Hey Dan, On Fri, Oct 16, 2020 at 6:38 PM Dan Williams <dan.j.williams@intel.com> wrote: > > On Fri, Oct 16, 2020 at 2:59 PM Nabeel Meeramohideen Mohamed > (nmeeramohide) <nmeeramohide@micron.com> wrote: > > > (5) Representing an mpool as a /dev/mpool/<mpool-name> device file provides a > > convenient mechanism for controlling access to and managing the multiple storage > > volumes, and in the future pmem devices, that may comprise an logical mpool. > > Christoph and I have talked about replacing the pmem driver's > dependence on device-mapper for pooling. Was this discussion done publicly or private? If public please share a pointer to the thread. I'd really like to understand the problem statement that is leading to pursuing a pmem native alternative to existing DM. Thanks, Mike
On Wed, Oct 21, 2020 at 7:24 AM Mike Snitzer <snitzer@redhat.com> wrote: > > Hey Dan, > > On Fri, Oct 16, 2020 at 6:38 PM Dan Williams <dan.j.williams@intel.com> wrote: > > > > On Fri, Oct 16, 2020 at 2:59 PM Nabeel Meeramohideen Mohamed > > (nmeeramohide) <nmeeramohide@micron.com> wrote: > > > > > (5) Representing an mpool as a /dev/mpool/<mpool-name> device file provides a > > > convenient mechanism for controlling access to and managing the multiple storage > > > volumes, and in the future pmem devices, that may comprise an logical mpool. > > > > Christoph and I have talked about replacing the pmem driver's > > dependence on device-mapper for pooling. > > Was this discussion done publicly or private? If public please share > a pointer to the thread. > > I'd really like to understand the problem statement that is leading to > pursuing a pmem native alternative to existing DM. > IIRC it was during the hallway track at a conference. Some of the concern is the flexibility to carve physical address space but not attach a block-device in front of it, and allow pmem/dax-capable filesystems to mount on something other than a block-device. DM does fit the bill for block-device concatenation and striping, but there's some pressure to have a level of provisioning beneath that. The device-dax facility has already started to grow some physical address space partitioning capabilities this cycle, see 60e93dc097f7 device-dax: add dis-contiguous resource support, and the question becomes when / if that support needs to extend across regions is DM the right tool for that?

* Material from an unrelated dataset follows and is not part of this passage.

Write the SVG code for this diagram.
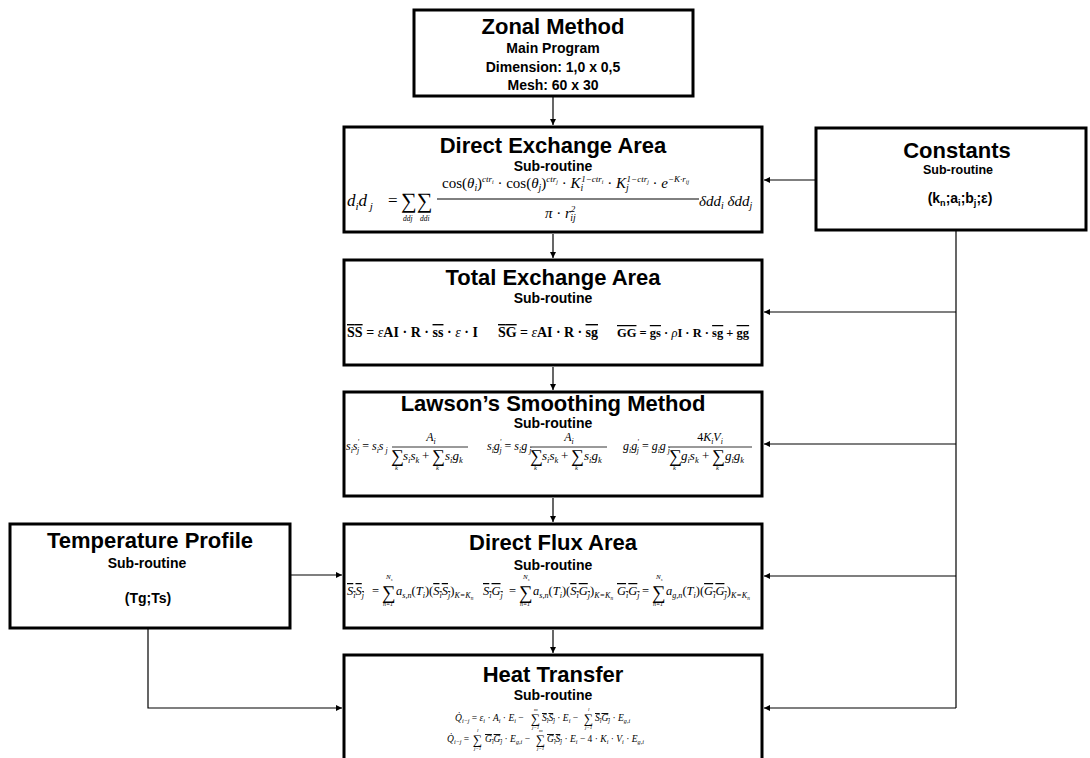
<svg xmlns="http://www.w3.org/2000/svg" width="1090" height="758" viewBox="0 0 1090 758">
<style>
.bx{fill:#fff;stroke:#000;stroke-width:3}
.cn{fill:none;stroke:#000;stroke-width:1.2}
.h{font-family:"Liberation Sans",Arial,sans-serif;font-weight:bold;text-anchor:middle;fill:#000}
.m{font-family:"Liberation Serif","Times New Roman",serif;font-style:italic;fill:#000}
.r{font-family:"Liberation Serif","Times New Roman",serif;font-style:normal}
.sb{baseline-shift:-0.35em;font-size:65%}
.sp{baseline-shift:0.65em;font-size:60%}
.ol{text-decoration:overline}
.bo{font-family:"Liberation Serif","Times New Roman",serif;font-weight:bold;fill:#000}
</style>
<defs>
<marker id="ah" viewBox="0 0 10 10" refX="10" refY="5" markerWidth="7" markerHeight="6" markerUnits="userSpaceOnUse" orient="auto"><path d="M0,0 L10,5 L0,10 z" fill="#000"/></marker>
</defs>

<g id="connectors">
<path class="cn" d="M553,97 L553,125" marker-end="url(#ah)"/>
<path class="cn" d="M553,234 L553,258" marker-end="url(#ah)"/>
<path class="cn" d="M553,367 L553,390" marker-end="url(#ah)"/>
<path class="cn" d="M553,498 L553,522" marker-end="url(#ah)"/>
<path class="cn" d="M553,630 L553,653" marker-end="url(#ah)"/>
<path class="cn" d="M815,180 L764,180" marker-end="url(#ah)"/>
<path class="cn" d="M956,231 L956,708"/>
<path class="cn" d="M956,312 L764,312" marker-end="url(#ah)"/>
<path class="cn" d="M956,444 L764,444" marker-end="url(#ah)"/>
<path class="cn" d="M956,576 L764,576" marker-end="url(#ah)"/>
<path class="cn" d="M956,708 L764,708" marker-end="url(#ah)"/>
<path class="cn" d="M291,575 L342,575" marker-end="url(#ah)"/>
<path class="cn" d="M148,629 L148,708 L342,708" marker-end="url(#ah)"/>
</g>

<g id="zonal">
<rect class="bx" x="414" y="10" width="279" height="86"/>
<text class="h" x="553" y="34" font-size="22">Zonal Method</text>
<text class="h" x="553" y="53" font-size="14">Main Program</text>
<text class="h" x="553" y="72" font-size="14">Dimension: 1,0 x 0,5</text>
<text class="h" x="553" y="90" font-size="14">Mesh: 60 x 30</text>
</g>

<g id="direct-exchange">
<rect class="bx" x="344" y="127" width="418" height="105"/>
<text class="h" x="553" y="153" font-size="22">Direct Exchange Area</text>
<text class="h" x="553" y="171" font-size="14">Sub-routine</text>
<text class="m" x="347" y="206" font-size="17">d<tspan class="sb">i</tspan>d<tspan class="sb"> j</tspan></text>
<text class="r" x="388" y="206" font-size="17">=</text>
<text class="r" x="401" y="208" font-size="22">∑∑</text>
<text class="m" x="403" y="221" font-size="7.5">ddj</text>
<text class="m" x="420" y="221" font-size="7.5">ddi</text>
<text class="m" x="442" y="188" font-size="15"><tspan class="r">cos(</tspan>θ<tspan class="sb">i</tspan><tspan class="r">)</tspan><tspan class="sp">ctr<tspan class="sb">i</tspan></tspan><tspan class="r"> · cos(</tspan>θ<tspan class="sb">j</tspan><tspan class="r">)</tspan><tspan class="sp">ctr<tspan class="sb">j</tspan></tspan><tspan class="r"> · </tspan>K<tspan class="sb">i</tspan><tspan class="sp" dx="-2">1−ctr<tspan class="sb">i</tspan></tspan><tspan class="r"> · </tspan>K<tspan class="sb">j</tspan><tspan class="sp" dx="-2">1−ctr<tspan class="sb">j</tspan></tspan><tspan class="r"> · </tspan>e<tspan class="sp">−K·r<tspan class="sb">ij</tspan></tspan></text>
<line x1="437" y1="199" x2="699" y2="199" stroke="#000" stroke-width="1"/>
<text class="m" x="545" y="218" font-size="15">π<tspan class="r"> · </tspan>r<tspan class="sp">2</tspan><tspan class="sb" dx="-5">ij</tspan></text>
<text class="m" x="699" y="206" font-size="15">δdd<tspan class="sb">i</tspan> δdd<tspan class="sb">j</tspan></text>
</g>

<g id="total-exchange">
<rect class="bx" x="344" y="260" width="418" height="105"/>
<text class="h" x="553" y="285" font-size="22">Total Exchange Area</text>
<text class="h" x="553" y="303" font-size="14">Sub-routine</text>
<text class="bo" x="347" y="337" font-size="14" textLength="131" lengthAdjust="spacing"><tspan class="ol">SS</tspan> = <tspan class="m" font-weight="normal">ε</tspan>AI · R · <tspan class="ol">ss</tspan> · <tspan class="m" font-weight="normal">ε</tspan> · I</text>
<text class="bo" x="498" y="337" font-size="14" textLength="100" lengthAdjust="spacing"><tspan class="ol">SG</tspan> = <tspan class="m" font-weight="normal">ε</tspan>AI · R · <tspan class="ol">sg</tspan></text>
<text class="bo" x="617" y="337" font-size="12.5"><tspan class="ol">GG</tspan> = <tspan class="ol">gs</tspan> · <tspan class="m" font-weight="normal">ρ</tspan>I · R · <tspan class="ol">sg</tspan> + <tspan class="ol">gg</tspan></text>
</g>

<g id="lawson">
<rect class="bx" x="344" y="392" width="418" height="104"/>
<text class="h" x="553" y="411" font-size="22">Lawson’s Smoothing Method</text>
<text class="h" x="553" y="428" font-size="14">Sub-routine</text>

<text class="m" x="346" y="450" font-size="12">s<tspan class="sb">i</tspan>s<tspan class="sp">'</tspan><tspan class="sb" dx="-2">j</tspan><tspan class="r"> = </tspan>s<tspan class="sb">i</tspan>s<tspan class="sb"> j</tspan></text>
<text class="m" x="431" y="441" font-size="12" text-anchor="middle">A<tspan class="sb">i</tspan></text>
<line x1="392" y1="447" x2="468" y2="447" stroke="#000" stroke-width="0.8"/>
<text class="r" x="391" y="462" font-size="18">∑</text>
<text class="m" x="403" y="460" font-size="13">s<tspan class="sb">i</tspan>s<tspan class="sb">k</tspan></text>
<text class="r" x="422" y="460" font-size="13">+</text>
<text class="r" x="432" y="462" font-size="18">∑</text>
<text class="m" x="445" y="460" font-size="13">s<tspan class="sb">i</tspan>g<tspan class="sb">k</tspan></text>
<text class="m" x="395" y="470" font-size="6.5">k</text>
<text class="m" x="436" y="470" font-size="6.5">k</text>

<text class="m" x="487" y="450" font-size="12">s<tspan class="sb">i</tspan>g<tspan class="sp">'</tspan><tspan class="sb" dx="-2">j</tspan><tspan class="r"> = </tspan>s<tspan class="sb">i</tspan>g<tspan class="sb"> j</tspan></text>
<text class="m" x="569" y="441" font-size="12" text-anchor="middle">A<tspan class="sb">i</tspan></text>
<line x1="530" y1="447" x2="607" y2="447" stroke="#000" stroke-width="0.8"/>
<text class="r" x="530" y="462" font-size="18">∑</text>
<text class="m" x="542" y="460" font-size="13">s<tspan class="sb">i</tspan>s<tspan class="sb">k</tspan></text>
<text class="r" x="561" y="460" font-size="13">+</text>
<text class="r" x="571" y="462" font-size="18">∑</text>
<text class="m" x="584" y="460" font-size="13">s<tspan class="sb">i</tspan>g<tspan class="sb">k</tspan></text>
<text class="m" x="534" y="470" font-size="6.5">k</text>
<text class="m" x="575" y="470" font-size="6.5">k</text>

<text class="m" x="623" y="450" font-size="12">g<tspan class="sb">i</tspan>g<tspan class="sp">'</tspan><tspan class="sb" dx="-2">j</tspan><tspan class="r"> = </tspan>g<tspan class="sb">i</tspan>g<tspan class="sb"> j</tspan></text>
<text class="m" x="710" y="441" font-size="12" text-anchor="middle"><tspan class="r">4</tspan>K<tspan class="sb">i</tspan>V<tspan class="sb">i</tspan></text>
<line x1="668" y1="447" x2="752" y2="447" stroke="#000" stroke-width="0.8"/>
<text class="r" x="669" y="462" font-size="18">∑</text>
<text class="m" x="681" y="460" font-size="13">g<tspan class="sb">i</tspan>s<tspan class="sb">k</tspan></text>
<text class="r" x="702" y="460" font-size="13">+</text>
<text class="r" x="712" y="462" font-size="18">∑</text>
<text class="m" x="725" y="460" font-size="13">g<tspan class="sb">i</tspan>g<tspan class="sb">k</tspan></text>
<text class="m" x="673" y="470" font-size="6.5">k</text>
<text class="m" x="716" y="470" font-size="6.5">k</text>
</g>

<g id="direct-flux">
<rect class="bx" x="344" y="524" width="418" height="104"/>
<text class="h" x="553" y="550" font-size="22">Direct Flux Area</text>
<text class="h" x="553" y="570" font-size="14">Sub-routine</text>

<text class="m" x="347" y="595" font-size="12.5"><tspan class="ol">S<tspan class="sb">i</tspan>S<tspan class="sb">j</tspan></tspan></text>
<text class="r" x="372" y="595" font-size="12.5">=</text>
<text class="r" x="382" y="599" font-size="19">∑</text>
<text class="m" x="386" y="579" font-size="7">N<tspan class="sb">s</tspan></text>
<text class="m" x="383" y="606" font-size="6">n=1</text>
<text class="m" x="396" y="595" font-size="12.5">a<tspan class="sb">s,n</tspan><tspan class="r">(</tspan>T<tspan class="sb">i</tspan><tspan class="r">)(</tspan><tspan class="ol">S<tspan class="sb">i</tspan>S<tspan class="sb">j</tspan></tspan><tspan class="r">)</tspan><tspan class="sb">K=K<tspan class="sb">n</tspan></tspan></text>

<text class="m" x="483" y="595" font-size="12.5"><tspan class="ol">S<tspan class="sb">i</tspan>G<tspan class="sb">j</tspan></tspan></text>
<text class="r" x="509" y="595" font-size="12.5">=</text>
<text class="r" x="519" y="599" font-size="19">∑</text>
<text class="m" x="523" y="579" font-size="7">N<tspan class="sb">s</tspan></text>
<text class="m" x="520" y="606" font-size="6">n=1</text>
<text class="m" x="533" y="595" font-size="12.5">a<tspan class="sb">s,n</tspan><tspan class="r">(</tspan>T<tspan class="sb">i</tspan><tspan class="r">)(</tspan><tspan class="ol">S<tspan class="sb">i</tspan>G<tspan class="sb">j</tspan></tspan><tspan class="r">)</tspan><tspan class="sb">K=K<tspan class="sb">n</tspan></tspan></text>

<text class="m" x="617" y="595" font-size="12.5"><tspan class="ol">G<tspan class="sb">i</tspan>G<tspan class="sb">j</tspan></tspan></text>
<text class="r" x="642" y="595" font-size="12.5">=</text>
<text class="r" x="652" y="599" font-size="19">∑</text>
<text class="m" x="656" y="579" font-size="7">N<tspan class="sb">s</tspan></text>
<text class="m" x="653" y="606" font-size="6">n=1</text>
<text class="m" x="666" y="595" font-size="12.5">a<tspan class="sb">g,n</tspan><tspan class="r">(</tspan>T<tspan class="sb">i</tspan><tspan class="r">)(</tspan><tspan class="ol">G<tspan class="sb">i</tspan>G<tspan class="sb">j</tspan></tspan><tspan class="r">)</tspan><tspan class="sb">K=K<tspan class="sb">n</tspan></tspan></text>
</g>

<g id="heat-transfer">
<rect class="bx" x="344" y="655" width="418" height="110"/>
<text class="h" x="553" y="682" font-size="22">Heat Transfer</text>
<text class="h" x="553" y="700" font-size="14">Sub-routine</text>
<text class="m" x="455" y="721" font-size="9.5">Q̇<tspan class="sb">i−j</tspan><tspan class="r"> = </tspan>ε<tspan class="sb">i</tspan><tspan class="r"> · </tspan>A<tspan class="sb">i</tspan><tspan class="r"> · </tspan>E<tspan class="sb">i</tspan><tspan class="r"> −</tspan></text>
<text class="r" x="531" y="723" font-size="13">∑</text>
<text class="m" x="534" y="711" font-size="5">m</text>
<text class="m" x="532" y="729" font-size="5">j=1</text>
<text class="m" x="542" y="721" font-size="9.5"><tspan class="ol">S<tspan class="sb">i</tspan>S<tspan class="sb">j</tspan></tspan><tspan class="r"> · </tspan>E<tspan class="sb">i</tspan><tspan class="r"> −</tspan></text>
<text class="r" x="584" y="723" font-size="13">∑</text>
<text class="m" x="588" y="711" font-size="5">l</text>
<text class="m" x="585" y="729" font-size="5">j=1</text>
<text class="m" x="595" y="721" font-size="9.5"><tspan class="ol">S<tspan class="sb">i</tspan>G<tspan class="sb">j</tspan></tspan><tspan class="r"> · </tspan>E<tspan class="sb">g,i</tspan></text>

<text class="m" x="447" y="742" font-size="9.5">Q̇<tspan class="sb">i−j</tspan><tspan class="r"> =</tspan></text>
<text class="r" x="473" y="744" font-size="13">∑</text>
<text class="m" x="477" y="732" font-size="5">l</text>
<text class="m" x="474" y="750" font-size="5">j=1</text>
<text class="m" x="485" y="742" font-size="9.5"><tspan class="ol">G<tspan class="sb">i</tspan>G<tspan class="sb">j</tspan></tspan><tspan class="r"> · </tspan>E<tspan class="sb">g,i</tspan><tspan class="r"> −</tspan></text>
<text class="r" x="536" y="744" font-size="13">∑</text>
<text class="m" x="539" y="732" font-size="5">m</text>
<text class="m" x="537" y="750" font-size="5">j=1</text>
<text class="m" x="547" y="742" font-size="9.5"><tspan class="ol">G<tspan class="sb">i</tspan>S<tspan class="sb">j</tspan></tspan><tspan class="r"> · </tspan>E<tspan class="sb">i</tspan><tspan class="r"> − 4 · </tspan>K<tspan class="sb">i</tspan><tspan class="r"> · </tspan>V<tspan class="sb">i</tspan><tspan class="r"> · </tspan>E<tspan class="sb">g,i</tspan></text>
</g>

<g id="constants">
<rect class="bx" x="816" y="128" width="270" height="102"/>
<text class="h" x="957" y="158" font-size="22">Constants</text>
<text class="h" x="958" y="174" font-size="12.5">Sub-routine</text>
<text class="h" x="960" y="203" font-size="14">(k<tspan class="sb">n</tspan>;a<tspan class="sb">i</tspan>;b<tspan class="sb">j</tspan>;ε)</text>
</g>

<g id="temperature">
<rect class="bx" x="10" y="524" width="280" height="104"/>
<text class="h" x="150" y="548" font-size="22">Temperature Profile</text>
<text class="h" x="147" y="568" font-size="14">Sub-routine</text>
<text class="h" x="148" y="603" font-size="14">(Tg;Ts)</text>
</g>
</svg>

On Tuesday, October 20, 2020 3:36 PM, Dan Williams <dan.j.williams@intel.com> wrote: > > What does Linux get from merging mpool? > What Linux gets from merging mpool is a generic object store target with some unique and beneficial features: - the ability to allocate objects from multiple classes of media - facilities to memory-map (and unmap) collections of related objects with similar lifetimes in a single call - proactive eviction of object data from the page cache which takes into account these object relationships and lifetimes - concurrent access to object data directly and memory mapped to eliminate page cache pollution from background operations - a management model that is intentionally patterned after LVM so as to feel familiar to Linux users The HSE storage engine, which is built on mpool, consistently demonstrates throughputs and latencies in real-world applications that are multiples better than common alternatives. We believe this represents a concrete example of the benefits of the mpool object store. That said, we are very open to ideas on how we can improve the mpool implementation to be better aligned with existing Linux I/O mechanisms. Thanks, Nabeel
On Wed, Oct 21, 2020 at 10:11 AM Nabeel Meeramohideen Mohamed (nmeeramohide) <nmeeramohide@micron.com> wrote: > > On Tuesday, October 20, 2020 3:36 PM, Dan Williams <dan.j.williams@intel.com> wrote: > > > > What does Linux get from merging mpool? > > > > What Linux gets from merging mpool is a generic object store target with some > unique and beneficial features: I'll try to make the point a different way. Mpool points out places where the existing apis fail to scale. Rather than attempt to fix that problem it proposes to replace the old apis. However, the old apis are still there. So now upstream has 2 maintenance burdens when it could have just had one. So when I ask "what does Linux get" it is in reference to the fact that Linux gets a compounded maintenance problem and whether the benefits of mpool outweigh that burden. Historically Linux has been able to evolve to meet the scaling requirements of new applications, so I am asking whether you have tried to solve the application problem by evolving rather than replacing existing infrastructure? The justification to replace rather than evolve is high because that's how core Linux stays relevant.